Virgin Orbit goes public

During the special purpose acquisition company (SPAC) boom in 2020 and 2021, a record number of startups making rockets or spaceplanes went public through reverse mergers with so-called blank check companies. Since last year, however, many of these companies have faced growing financial difficulties as a bear market took hold and their product development stalled.

Virgin Orbit, Richard Branson’s satellite launch company, is teetering on the brink of bankruptcy little more than a year after going public in a SPAC deal. Facing a funding crunch, the company on March 15 paused operations and is scrambling to find a buyer. Branson’s other space venture, Virgin Galactic, has lost half of its market value since going public in 2018 and its stock is down more than 90 percent from its peak in June 2021. Shares of Astra Space, a California rocket maker that debuted on Nasdaq in July 2021, have fallen so far that the company recently received a delisting warning from the exchange. Even Rocket Lab, a small rocket maker with an impressive launch record, has seen its market cap shrink 60 percent since going public in late 2020.

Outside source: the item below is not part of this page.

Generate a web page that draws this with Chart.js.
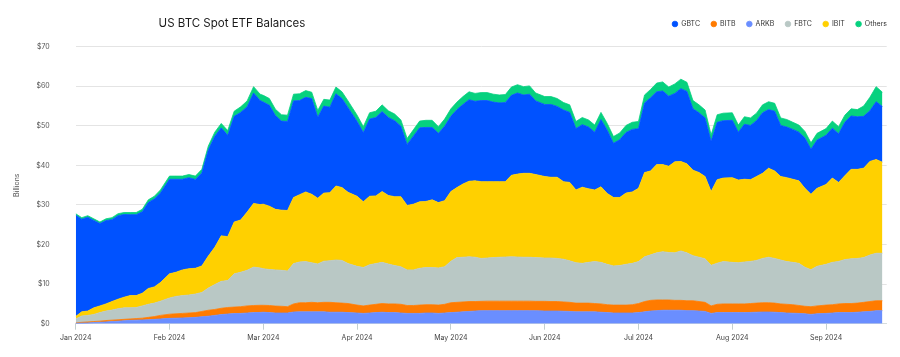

Stock performances seem to suggest these companies went public too early and their fragile financial conditions failed to give investors confidence. Since few of these space startups are building viable businesses, it also raises the question of whether there is actually a demand for their products and services.

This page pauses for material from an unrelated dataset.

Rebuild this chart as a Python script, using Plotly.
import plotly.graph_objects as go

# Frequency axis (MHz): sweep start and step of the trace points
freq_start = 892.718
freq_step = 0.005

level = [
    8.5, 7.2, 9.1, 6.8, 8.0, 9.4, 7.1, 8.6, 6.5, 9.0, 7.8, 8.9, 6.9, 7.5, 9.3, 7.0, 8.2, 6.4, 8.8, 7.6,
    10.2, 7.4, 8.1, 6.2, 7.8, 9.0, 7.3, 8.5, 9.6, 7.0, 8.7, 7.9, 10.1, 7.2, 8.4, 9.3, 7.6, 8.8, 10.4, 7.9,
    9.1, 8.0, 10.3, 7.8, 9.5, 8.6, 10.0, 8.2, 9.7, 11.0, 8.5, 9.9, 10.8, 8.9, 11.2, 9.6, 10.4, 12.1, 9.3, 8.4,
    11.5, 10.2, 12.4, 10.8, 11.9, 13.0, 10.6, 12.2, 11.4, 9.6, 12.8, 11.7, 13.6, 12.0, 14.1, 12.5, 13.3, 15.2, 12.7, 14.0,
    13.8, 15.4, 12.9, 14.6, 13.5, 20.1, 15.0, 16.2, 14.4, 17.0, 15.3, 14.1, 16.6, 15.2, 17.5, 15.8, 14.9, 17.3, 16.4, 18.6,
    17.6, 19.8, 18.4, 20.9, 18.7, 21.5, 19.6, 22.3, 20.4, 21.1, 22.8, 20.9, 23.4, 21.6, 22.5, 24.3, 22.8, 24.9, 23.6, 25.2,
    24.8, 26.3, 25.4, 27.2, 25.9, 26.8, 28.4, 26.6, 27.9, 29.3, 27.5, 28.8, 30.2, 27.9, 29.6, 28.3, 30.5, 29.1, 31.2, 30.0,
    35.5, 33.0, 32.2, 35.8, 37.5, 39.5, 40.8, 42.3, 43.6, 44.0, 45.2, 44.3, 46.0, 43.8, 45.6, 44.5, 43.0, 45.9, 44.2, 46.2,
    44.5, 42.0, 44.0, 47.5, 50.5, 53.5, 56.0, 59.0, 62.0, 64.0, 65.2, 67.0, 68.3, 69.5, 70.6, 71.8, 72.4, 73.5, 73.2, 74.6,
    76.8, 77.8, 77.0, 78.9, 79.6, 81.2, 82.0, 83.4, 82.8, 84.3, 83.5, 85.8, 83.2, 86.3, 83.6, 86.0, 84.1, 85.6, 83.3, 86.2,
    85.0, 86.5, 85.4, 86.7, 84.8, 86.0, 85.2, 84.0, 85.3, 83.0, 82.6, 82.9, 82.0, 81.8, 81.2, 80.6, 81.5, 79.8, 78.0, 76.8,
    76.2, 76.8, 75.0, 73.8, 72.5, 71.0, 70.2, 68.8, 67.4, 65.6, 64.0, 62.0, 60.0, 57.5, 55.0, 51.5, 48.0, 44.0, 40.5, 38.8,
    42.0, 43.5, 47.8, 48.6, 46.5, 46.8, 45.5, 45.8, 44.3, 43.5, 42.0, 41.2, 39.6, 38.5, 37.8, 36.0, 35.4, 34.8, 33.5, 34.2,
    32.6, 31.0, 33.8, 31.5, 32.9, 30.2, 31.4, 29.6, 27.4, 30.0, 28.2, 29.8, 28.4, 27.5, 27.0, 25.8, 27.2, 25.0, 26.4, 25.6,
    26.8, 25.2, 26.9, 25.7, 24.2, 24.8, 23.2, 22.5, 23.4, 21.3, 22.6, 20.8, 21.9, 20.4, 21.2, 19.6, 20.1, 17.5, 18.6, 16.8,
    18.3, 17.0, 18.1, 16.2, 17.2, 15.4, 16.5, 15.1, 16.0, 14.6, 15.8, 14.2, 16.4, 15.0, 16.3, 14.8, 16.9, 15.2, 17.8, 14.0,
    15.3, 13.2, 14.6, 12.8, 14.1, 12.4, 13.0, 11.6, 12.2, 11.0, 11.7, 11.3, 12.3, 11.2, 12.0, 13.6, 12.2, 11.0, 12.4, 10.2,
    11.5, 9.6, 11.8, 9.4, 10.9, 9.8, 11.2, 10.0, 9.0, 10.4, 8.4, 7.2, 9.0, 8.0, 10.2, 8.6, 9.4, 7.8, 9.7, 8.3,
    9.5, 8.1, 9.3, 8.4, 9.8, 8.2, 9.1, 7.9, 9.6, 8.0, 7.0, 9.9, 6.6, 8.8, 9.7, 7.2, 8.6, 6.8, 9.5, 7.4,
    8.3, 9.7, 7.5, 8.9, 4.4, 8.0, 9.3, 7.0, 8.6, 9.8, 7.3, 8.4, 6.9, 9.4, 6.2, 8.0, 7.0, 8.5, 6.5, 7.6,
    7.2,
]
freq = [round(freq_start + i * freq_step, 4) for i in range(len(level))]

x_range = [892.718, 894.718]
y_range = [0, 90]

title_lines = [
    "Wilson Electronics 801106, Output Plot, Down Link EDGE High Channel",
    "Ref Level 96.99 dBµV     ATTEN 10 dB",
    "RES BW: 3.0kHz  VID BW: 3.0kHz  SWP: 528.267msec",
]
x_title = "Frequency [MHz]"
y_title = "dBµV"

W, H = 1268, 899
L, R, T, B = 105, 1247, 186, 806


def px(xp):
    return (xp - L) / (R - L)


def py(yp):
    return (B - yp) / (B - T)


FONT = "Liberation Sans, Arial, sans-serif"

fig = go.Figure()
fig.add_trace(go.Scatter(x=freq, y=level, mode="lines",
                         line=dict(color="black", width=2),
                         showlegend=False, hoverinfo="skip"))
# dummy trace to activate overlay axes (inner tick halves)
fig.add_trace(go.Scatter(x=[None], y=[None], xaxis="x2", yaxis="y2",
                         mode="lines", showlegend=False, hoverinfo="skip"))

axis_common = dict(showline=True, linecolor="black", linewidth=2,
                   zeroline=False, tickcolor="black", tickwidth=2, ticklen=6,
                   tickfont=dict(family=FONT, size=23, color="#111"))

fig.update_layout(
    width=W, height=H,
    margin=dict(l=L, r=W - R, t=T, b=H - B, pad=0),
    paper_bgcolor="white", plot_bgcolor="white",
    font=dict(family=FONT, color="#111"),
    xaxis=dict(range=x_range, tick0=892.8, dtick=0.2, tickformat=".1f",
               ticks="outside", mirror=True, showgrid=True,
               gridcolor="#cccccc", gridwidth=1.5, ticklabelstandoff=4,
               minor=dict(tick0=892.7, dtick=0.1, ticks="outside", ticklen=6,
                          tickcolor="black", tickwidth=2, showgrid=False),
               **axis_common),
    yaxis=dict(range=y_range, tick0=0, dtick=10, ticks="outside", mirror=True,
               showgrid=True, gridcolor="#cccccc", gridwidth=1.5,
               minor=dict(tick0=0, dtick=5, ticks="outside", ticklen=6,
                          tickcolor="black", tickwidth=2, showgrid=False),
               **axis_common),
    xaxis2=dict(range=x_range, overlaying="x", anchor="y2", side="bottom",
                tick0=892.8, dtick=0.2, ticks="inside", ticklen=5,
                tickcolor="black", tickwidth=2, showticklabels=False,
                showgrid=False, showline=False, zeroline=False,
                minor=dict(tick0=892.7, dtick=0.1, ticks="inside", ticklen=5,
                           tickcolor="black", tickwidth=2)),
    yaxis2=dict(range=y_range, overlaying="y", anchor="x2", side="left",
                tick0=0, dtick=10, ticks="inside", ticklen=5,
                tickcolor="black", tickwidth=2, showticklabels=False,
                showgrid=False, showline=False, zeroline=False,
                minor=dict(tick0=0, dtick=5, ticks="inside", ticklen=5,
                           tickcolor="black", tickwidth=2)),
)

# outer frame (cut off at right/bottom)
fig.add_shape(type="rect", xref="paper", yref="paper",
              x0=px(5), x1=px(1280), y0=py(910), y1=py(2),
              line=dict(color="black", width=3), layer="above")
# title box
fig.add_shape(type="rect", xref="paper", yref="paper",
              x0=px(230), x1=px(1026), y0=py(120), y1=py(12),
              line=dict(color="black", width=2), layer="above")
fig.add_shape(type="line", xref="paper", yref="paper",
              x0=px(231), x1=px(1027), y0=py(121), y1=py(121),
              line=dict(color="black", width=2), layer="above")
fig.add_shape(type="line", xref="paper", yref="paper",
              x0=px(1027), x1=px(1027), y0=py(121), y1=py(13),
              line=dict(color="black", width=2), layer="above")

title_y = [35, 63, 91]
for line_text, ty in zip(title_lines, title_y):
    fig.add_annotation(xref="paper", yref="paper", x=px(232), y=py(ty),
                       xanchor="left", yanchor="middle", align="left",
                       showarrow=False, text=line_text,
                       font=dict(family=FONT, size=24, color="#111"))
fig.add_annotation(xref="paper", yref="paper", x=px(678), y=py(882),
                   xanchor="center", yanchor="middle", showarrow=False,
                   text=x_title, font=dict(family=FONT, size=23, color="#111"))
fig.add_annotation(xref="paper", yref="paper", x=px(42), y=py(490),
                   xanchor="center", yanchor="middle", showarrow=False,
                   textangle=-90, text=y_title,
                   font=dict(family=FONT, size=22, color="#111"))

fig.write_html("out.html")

Do space startups have a real market?

Currently, the global commercial space-launch market is dominated by SpaceX, the United Launch Alliance (ULA)—a joint venture between Lockheed Martin and Boeing—and a handful of European companies. Russia’s Soyuz rocket, a major player in the space industry before 2022, hasn’t worked with any Western clients since the start of the war in Ukraine.

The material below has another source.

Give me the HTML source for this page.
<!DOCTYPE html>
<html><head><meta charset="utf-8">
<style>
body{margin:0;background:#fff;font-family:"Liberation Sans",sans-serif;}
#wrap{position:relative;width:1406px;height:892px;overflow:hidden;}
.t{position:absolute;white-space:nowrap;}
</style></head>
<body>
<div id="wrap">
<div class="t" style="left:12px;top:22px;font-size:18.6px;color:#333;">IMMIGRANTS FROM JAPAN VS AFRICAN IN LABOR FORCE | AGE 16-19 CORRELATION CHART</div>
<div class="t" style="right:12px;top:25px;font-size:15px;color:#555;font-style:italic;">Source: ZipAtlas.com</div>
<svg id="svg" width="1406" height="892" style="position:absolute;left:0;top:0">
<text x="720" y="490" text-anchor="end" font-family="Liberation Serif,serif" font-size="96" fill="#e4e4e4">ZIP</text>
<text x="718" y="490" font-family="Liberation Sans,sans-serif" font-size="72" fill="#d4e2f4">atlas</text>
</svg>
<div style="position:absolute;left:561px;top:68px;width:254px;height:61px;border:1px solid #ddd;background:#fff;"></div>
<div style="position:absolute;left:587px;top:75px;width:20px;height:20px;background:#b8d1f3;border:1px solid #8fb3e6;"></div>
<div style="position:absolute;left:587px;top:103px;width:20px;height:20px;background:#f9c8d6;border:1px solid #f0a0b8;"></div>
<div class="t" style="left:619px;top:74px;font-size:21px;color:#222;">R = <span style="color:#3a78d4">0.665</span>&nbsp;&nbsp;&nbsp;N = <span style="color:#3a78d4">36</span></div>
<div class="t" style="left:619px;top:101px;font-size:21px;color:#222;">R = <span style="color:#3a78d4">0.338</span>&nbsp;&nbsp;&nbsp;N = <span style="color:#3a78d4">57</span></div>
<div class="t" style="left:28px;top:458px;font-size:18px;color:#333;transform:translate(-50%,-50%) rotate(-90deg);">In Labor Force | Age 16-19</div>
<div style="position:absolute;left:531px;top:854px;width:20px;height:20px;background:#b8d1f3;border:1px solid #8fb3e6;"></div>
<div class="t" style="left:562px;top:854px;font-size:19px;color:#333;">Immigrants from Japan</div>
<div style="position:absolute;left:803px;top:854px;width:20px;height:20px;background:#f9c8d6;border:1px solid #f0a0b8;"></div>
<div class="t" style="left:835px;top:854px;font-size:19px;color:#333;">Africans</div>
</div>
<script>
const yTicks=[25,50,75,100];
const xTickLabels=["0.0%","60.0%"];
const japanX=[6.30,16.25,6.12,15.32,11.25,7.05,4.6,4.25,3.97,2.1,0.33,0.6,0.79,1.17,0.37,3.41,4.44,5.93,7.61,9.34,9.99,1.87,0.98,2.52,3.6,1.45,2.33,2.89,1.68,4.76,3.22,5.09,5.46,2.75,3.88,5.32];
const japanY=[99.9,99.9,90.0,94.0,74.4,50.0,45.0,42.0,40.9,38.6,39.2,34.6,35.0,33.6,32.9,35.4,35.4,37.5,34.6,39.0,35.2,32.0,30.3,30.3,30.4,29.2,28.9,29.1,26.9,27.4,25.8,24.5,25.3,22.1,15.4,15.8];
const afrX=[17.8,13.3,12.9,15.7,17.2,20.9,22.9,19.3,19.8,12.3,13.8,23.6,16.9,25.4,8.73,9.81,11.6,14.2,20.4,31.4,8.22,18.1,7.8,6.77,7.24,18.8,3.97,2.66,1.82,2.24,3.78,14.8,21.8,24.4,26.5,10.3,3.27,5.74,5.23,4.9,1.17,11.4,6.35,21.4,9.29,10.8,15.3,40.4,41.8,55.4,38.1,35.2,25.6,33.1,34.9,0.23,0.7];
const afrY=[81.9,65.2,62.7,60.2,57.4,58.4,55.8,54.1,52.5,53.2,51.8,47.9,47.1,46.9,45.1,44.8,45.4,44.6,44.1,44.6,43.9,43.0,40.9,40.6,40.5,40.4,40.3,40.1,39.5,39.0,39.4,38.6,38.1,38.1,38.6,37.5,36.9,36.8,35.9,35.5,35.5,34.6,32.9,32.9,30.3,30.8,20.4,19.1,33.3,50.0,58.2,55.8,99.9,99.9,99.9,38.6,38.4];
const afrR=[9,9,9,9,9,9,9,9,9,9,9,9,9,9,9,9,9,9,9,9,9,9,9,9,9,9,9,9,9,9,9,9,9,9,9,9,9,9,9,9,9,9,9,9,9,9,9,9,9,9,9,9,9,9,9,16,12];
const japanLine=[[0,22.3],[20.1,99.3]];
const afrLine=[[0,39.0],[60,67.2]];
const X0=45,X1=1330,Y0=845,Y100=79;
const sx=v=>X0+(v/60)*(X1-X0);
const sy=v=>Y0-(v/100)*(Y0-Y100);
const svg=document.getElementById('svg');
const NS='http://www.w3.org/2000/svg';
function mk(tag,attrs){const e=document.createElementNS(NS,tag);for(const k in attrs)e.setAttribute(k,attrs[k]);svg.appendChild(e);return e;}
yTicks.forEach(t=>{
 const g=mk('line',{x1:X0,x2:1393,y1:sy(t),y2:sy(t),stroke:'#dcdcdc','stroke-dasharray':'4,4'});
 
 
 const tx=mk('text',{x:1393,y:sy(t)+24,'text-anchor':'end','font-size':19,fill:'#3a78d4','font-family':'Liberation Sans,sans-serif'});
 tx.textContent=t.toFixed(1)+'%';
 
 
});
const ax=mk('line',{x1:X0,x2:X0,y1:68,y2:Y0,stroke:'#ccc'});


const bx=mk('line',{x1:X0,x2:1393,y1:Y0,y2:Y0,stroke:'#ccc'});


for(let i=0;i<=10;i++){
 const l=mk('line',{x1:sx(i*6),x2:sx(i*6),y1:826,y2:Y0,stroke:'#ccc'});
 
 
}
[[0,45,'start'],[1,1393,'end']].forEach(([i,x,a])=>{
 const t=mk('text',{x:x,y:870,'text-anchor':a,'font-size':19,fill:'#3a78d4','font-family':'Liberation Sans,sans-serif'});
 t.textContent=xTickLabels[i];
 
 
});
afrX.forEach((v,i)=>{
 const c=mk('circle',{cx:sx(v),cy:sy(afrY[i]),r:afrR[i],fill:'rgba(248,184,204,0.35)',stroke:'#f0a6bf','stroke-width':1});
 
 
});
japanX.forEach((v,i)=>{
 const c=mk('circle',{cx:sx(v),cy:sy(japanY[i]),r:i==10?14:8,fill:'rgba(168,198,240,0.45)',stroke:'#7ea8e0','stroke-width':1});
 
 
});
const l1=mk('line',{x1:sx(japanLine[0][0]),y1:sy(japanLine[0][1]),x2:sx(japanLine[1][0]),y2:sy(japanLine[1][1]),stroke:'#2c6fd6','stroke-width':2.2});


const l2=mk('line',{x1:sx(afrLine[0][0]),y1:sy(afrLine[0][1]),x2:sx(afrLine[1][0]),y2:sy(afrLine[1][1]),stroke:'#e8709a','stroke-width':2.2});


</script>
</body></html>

There is still room for new launch providers, industry insiders say. A record number of companies are producing satellites for various uses and there are not enough rockets to launch them. At the Satellite 2023 conference this month in Washington, D.C., ULA CEO Tory Bruno said the space industry is dealing with a global shortage of launch services for the first time in 30 years.

The unfulfilled demand encouraged many rocket startups to go public before they were financially viable, said Andrew Chanin, the founder and CEO of Procure Holdings, the investment firm behind the Procure Space ETF, an exchange-traded fund focusing on the space industry. The expectations of potential clients may have influenced them as well.

“When government or military clients are looking to contract a space company, they are viewing a publicly traded company as potentially having a more stable footing and more long-term viability,” Chanin said.

From conversations he’s had within the industry, “it does appear that there have been some benefits of them being public companies, maybe not reflected in their share prices yet,” Chanin added. “It’s possible that them being public alone helped bring more contracts than they would have otherwise.”

Chanin’s ETF owns shares in Astra Space, Rocket Lab, Virgin Galactic, and dozens of satellite companies. It used to be a shareholder of Virgin Orbit but liquidated that stake recently.

Chanin said he’s not surprised at Virgin Orbit’s financial difficulties resulting in a possible sale of the company. In fact, he said there are likely to see more consolidations across the space industry.

“Many space startups have technologies that are really close to being successful products. But they may end up not making enough money and get acquired by larger companies,” he said.

But he doesn’t expect Virgin Orbit’s turmoil to spread to other early-stage space companies—a fear many investors have after witnessing the recent upheaval in the banking sector.

“Not all crises are the same. Virgin Orbit has been known to have had numerous struggles since the beginning,” Chanin said. “We are talking about the space industry, where nothing is taken as a guarantee. There’s constant testing, constant failure, constant fixing. For a company to get off the ground is one thing. For it to be successful and continuously successful is another.”